The provisional list published on Tuesday was the culmination of a process that began in May of the previous year, when the government approved the aid in response to two converging crises. The drought had ravaged yields across Spain's interior. The war in Ukraine had disrupted fertilizer supplies and grain markets, pushing input costs higher while commodity prices remained volatile. The €268.7 million was meant to absorb some of that shock, to keep farms solvent through a difficult season.
Yet the release of the aid list coincided with the very moment when farmers' patience had worn thin. The protests were not about this single payment. They were about the structural pressures bearing down on Spanish agriculture: EU policies that farmers felt did not protect them, costs that had climbed faster than prices they could charge, and competition from imports that undercut local production. The government's announcement of aid, intended as a gesture of solidarity, arrived on a day when the sector was making clear that gestures were no longer enough.

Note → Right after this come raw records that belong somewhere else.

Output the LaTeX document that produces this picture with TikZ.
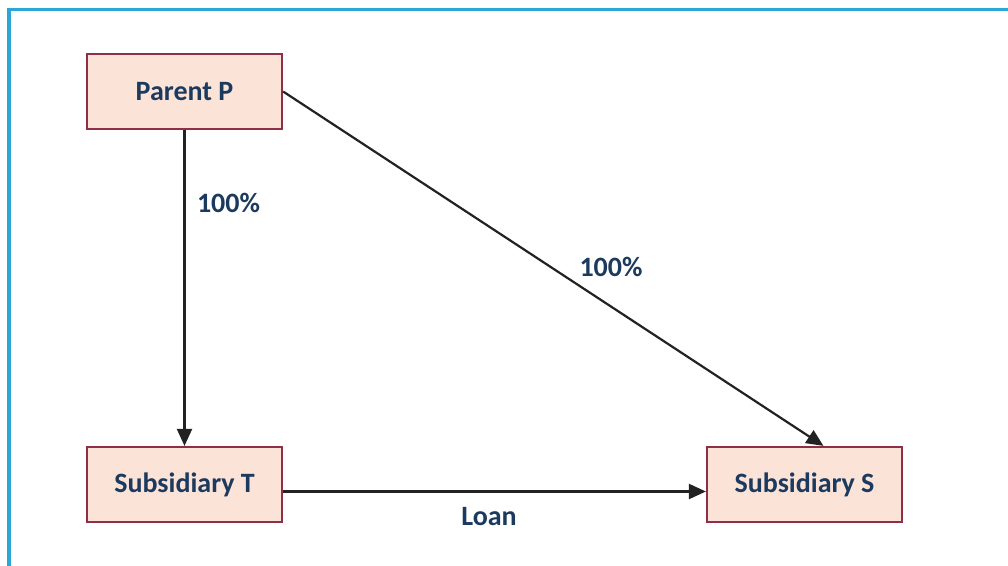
\documentclass[tikz,border=0pt]{standalone}
\usepackage{fontspec}
\setmainfont{Carlito}
\usepackage{tikz}
\usetikzlibrary{positioning, arrows.meta,calc}

\definecolor{frameblue}{HTML}{2AA7D6}
\definecolor{boxfill}{HTML}{FCE3D8}
\definecolor{boxline}{HTML}{8E2E47}
\definecolor{txtnavy}{HTML}{1B3A5E}
\definecolor{linegray}{HTML}{222222}

\begin{document}
\begin{tikzpicture}[x=0.5bp, y=-0.5bp,
	entity/.style={rectangle, draw=boxline, fill=boxfill, line width=1.1bp,
		minimum width=97.5bp, minimum height=37.5bp, text=txtnavy,
		font=\fontsize{14bp}{16bp}\selectfont\bfseries},
	conn/.style={-{Triangle[length=8.5bp,width=7.5bp]}, draw=linegray, line width=1.1bp},
	lbl/.style={text=txtnavy, font=\fontsize{14bp}{16bp}\selectfont\bfseries}]
	
	\useasboundingbox (0,0) rectangle (1008,566);
	
	% outer frame
	\draw[frameblue, line width=1.5bp] (9,10) rectangle (1020,580);
	
	% Companies
	\node[entity] (parent) at (184.5,91.5) {Parent P};
	
	\node[entity] (subT) at ($(parent) + (0,393)$) {Subsidiary T};
	
	\node[entity] (subS) at ($(subT) + (620,0)$) {Subsidiary S};
	
	
	% Connections
	
	\draw[conn] (parent) -- (subT);
	\node[lbl, anchor=west] (ownT) at (190,203) {100\%};
	
	\draw[conn] (parent.east) -- ($(subS.north) + (19,0)$);
	\node[lbl] (ownS) at (611,267) {100\%};
	
	\draw[conn] ($(subT.east) + (0,7)$) -- ($(subS.west) + (0,7)$);
	\node[lbl] (loan) at (489,517) {Loan};
	
\end{tikzpicture}
\end{document}
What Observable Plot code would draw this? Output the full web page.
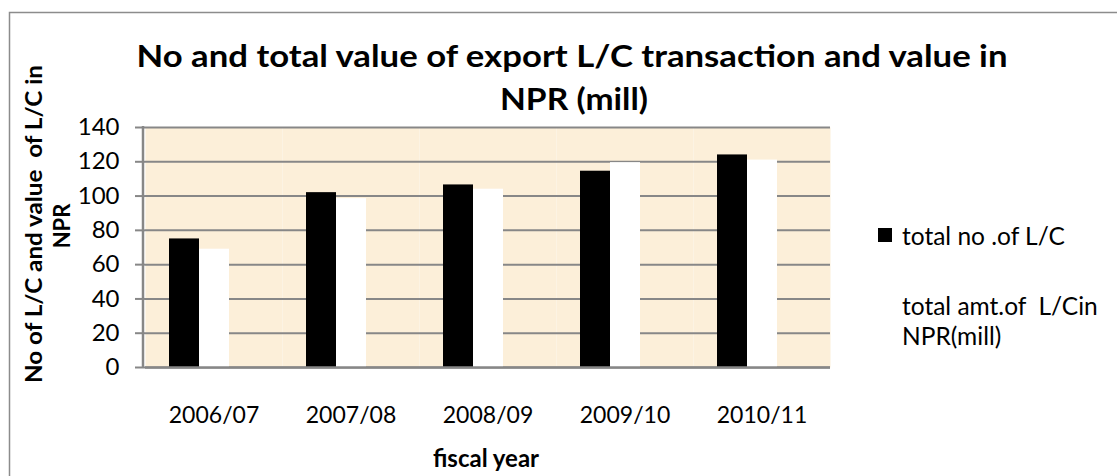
<!DOCTYPE html>
<html><head><meta charset="utf-8">
<script src="https://cdn.jsdelivr.net/npm/d3@7"></script>
<script src="https://cdn.jsdelivr.net/npm/@observablehq/plot@0.6"></script>
<style>
body{margin:0;background:#fff}
#chart{position:relative;width:1117px;height:476px;overflow:hidden;font-family:Lato,sans-serif}
</style>
</head><body><div id="chart"></div>
<script>
// ---- data ----
const years = ["2006/07", "2007/08", "2008/09", "2009/10", "2010/11"];
const totalNo = [75, 102, 106.5, 114.5, 124];
const totalAmt = [69, 98.5, 104, 119.5, 121];
const seriesKeys = ["no", "amt", "blank"];
const seriesLabels = ["total no .of L/C", "total amt.of  L/Cin"];
const seriesLabel2 = "NPR(mill)";
const seriesColors = ["#000000", "#ffffff"];
const yTicks = [0, 20, 40, 60, 80, 100, 120, 140];
const titleLines = ["No and total value of export L/C transaction and value in", "NPR (mill)"];
const yTitleLines = ["No of L/C and value  of L/C in", "NPR"];
const xTitle = "fiscal year";

const data = years.flatMap((y, i) => [
  {year: y, series: "no", value: totalNo[i]},
  {year: y, series: "amt", value: totalAmt[i]}
]);

const W = 1117, H = 476;
const grid = "#878787";

const plot = Plot.plot({
  width: W, height: H,
  marginLeft: 143, marginRight: 285, marginTop: 127, marginBottom: 109,
  style: {background: "transparent", fontFamily: "Lato, sans-serif", color: "#000", overflow: "visible"},
  fx: {domain: years, padding: 0, label: null},
  x: {domain: seriesKeys, paddingInner: 0, paddingOuter: 0.72, axis: null},
  y: {domain: [0, 140], label: null},
  color: {domain: ["no", "amt"], range: seriesColors},
  marks: [
    Plot.frame({fill: "#fcefd9", stroke: null}),
    Plot.gridY(yTicks, {stroke: grid, strokeOpacity: 1, strokeWidth: 2}),
    Plot.axisY(yTicks, {tickSize: 10, tickPadding: 16, stroke: grid, strokeWidth: 2, fill: "#000", fontSize: 24, label: null}),
    Plot.barY(data, {fx: "year", x: "series", y: "value", fill: "series"}),
    Plot.ruleY([0], {stroke: grid, strokeWidth: 2.5}),
    Plot.axisFx({anchor: "bottom", tickSize: 0, tickPadding: 39, fontSize: 23, fill: "#000", label: null})
  ]
});
document.getElementById("chart").appendChild(plot);

const svg = d3.select(plot);
const ys = plot.scale("y");
const y0 = ys.apply(0), yTop = ys.apply(140);

// left axis line
svg.append("line").attr("x1", 143).attr("x2", 143).attr("y1", yTop - 1).attr("y2", y0 + 1)
  .attr("stroke", grid).attr("stroke-width", 2.5);

// outer border
svg.append("rect").attr("x", 9.5).attr("y", 12.5).attr("width", W + 20).attr("height", H + 20)
  .attr("fill", "none").attr("stroke", "#8c8c8c").attr("stroke-width", 1.5);

// title
svg.append("text").attr("x", 572).attr("y", 67).attr("text-anchor", "middle")
  .attr("font-size", 31).attr("font-weight", "bold").attr("textLength", 871).attr("lengthAdjust", "spacingAndGlyphs")
  .text(titleLines[0]);
svg.append("text").attr("x", 574).attr("y", 110).attr("text-anchor", "middle")
  .attr("font-size", 31).attr("font-weight", "bold").attr("textLength", 148).attr("lengthAdjust", "spacingAndGlyphs")
  .text(titleLines[1]);

// y title
svg.append("text").attr("transform", "translate(42,224) rotate(-90)").attr("text-anchor", "middle")
  .attr("font-size", 22).attr("font-weight", "bold").attr("textLength", 318).attr("lengthAdjust", "spacingAndGlyphs")
  .text(yTitleLines[0]);
svg.append("text").attr("transform", "translate(70,226) rotate(-90)").attr("text-anchor", "middle")
  .attr("font-size", 22).attr("font-weight", "bold")
  .text(yTitleLines[1]);

// x title
svg.append("text").attr("x", 486).attr("y", 467).attr("text-anchor", "middle")
  .attr("font-size", 24).attr("font-weight", "bold")
  .text(xTitle);

// legend
const color = plot.scale("color");
const lg = svg.append("g").attr("font-size", 24.5).attr("text-anchor", "start");
lg.append("rect").attr("x", 878).attr("y", 228).attr("width", 14).attr("height", 14).attr("fill", color.apply("no"));
lg.append("text").attr("x", 902).attr("y", 245).text(seriesLabels[0]);
lg.append("rect").attr("x", 878).attr("y", 298).attr("width", 14).attr("height", 14).attr("fill", color.apply("amt"));
lg.append("text").attr("x", 902).attr("y", 315).attr("xml:space", "preserve").style("white-space", "pre").text(seriesLabels[1]);
lg.append("text").attr("x", 902).attr("y", 345).text(seriesLabel2);
</script>
</body></html>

The question now was whether the distribution of nearly €269 million would ease tensions or simply underscore how much more the farming community believed it needed.
Notable Quotes
We stand with farmers, ranchers, and fishermen of our country and will always be protecting, accompanying, and supporting them— Pilar Alegría, government spokesperson
Without agriculture and without ranching, your table is empty— Spanish farmers' protest message
The Hearth Conversation Another angle on the story
Why did the government release this aid on the same day as the protests? Was that a coincidence, or deliberate timing?
The aid was approved back in May, so the timing of the release wasn't coordinated with the protests—but it certainly looked that way. The government was trying to show it was listening, that it had already committed resources. Instead, it felt tone-deaf. The farmers were saying the problem runs deeper than one payment.
What exactly are they protesting about, then? The aid seems substantial—nearly €270 million.
The money is real, but it's a response to a specific crisis: drought and Ukraine's impact on inputs. What farmers are angry about is the broader system. The Common Agricultural Policy, the costs of fertilizer and fuel, cheap imports undercutting their prices. A one-time payment doesn't fix any of that.
So the four regions getting 78 percent of the aid—were they hit harder by drought, or is there something else going on?
They were hit harder. Castilla y León, Castilla-La Mancha, Andalucía, and Aragón are Spain's agricultural heartland, and they bore the worst of the drought. The government's formula reflected that: higher payments per hectare in the most affected zones, lower in the moderately affected ones.
What about the farmers who got nothing—those below the €200 threshold?
They exist, but the government doesn't count them. If your total aid came to €150, you received zero. It's a way to keep administrative costs down, but it means some struggling farmers were left out entirely.
And Galicia and Asturias—why were they excluded?
They weren't declared drought-affected zones. Galicia and Asturias are in the northwest, where rainfall is more reliable. The drought was a central and southern Spain problem.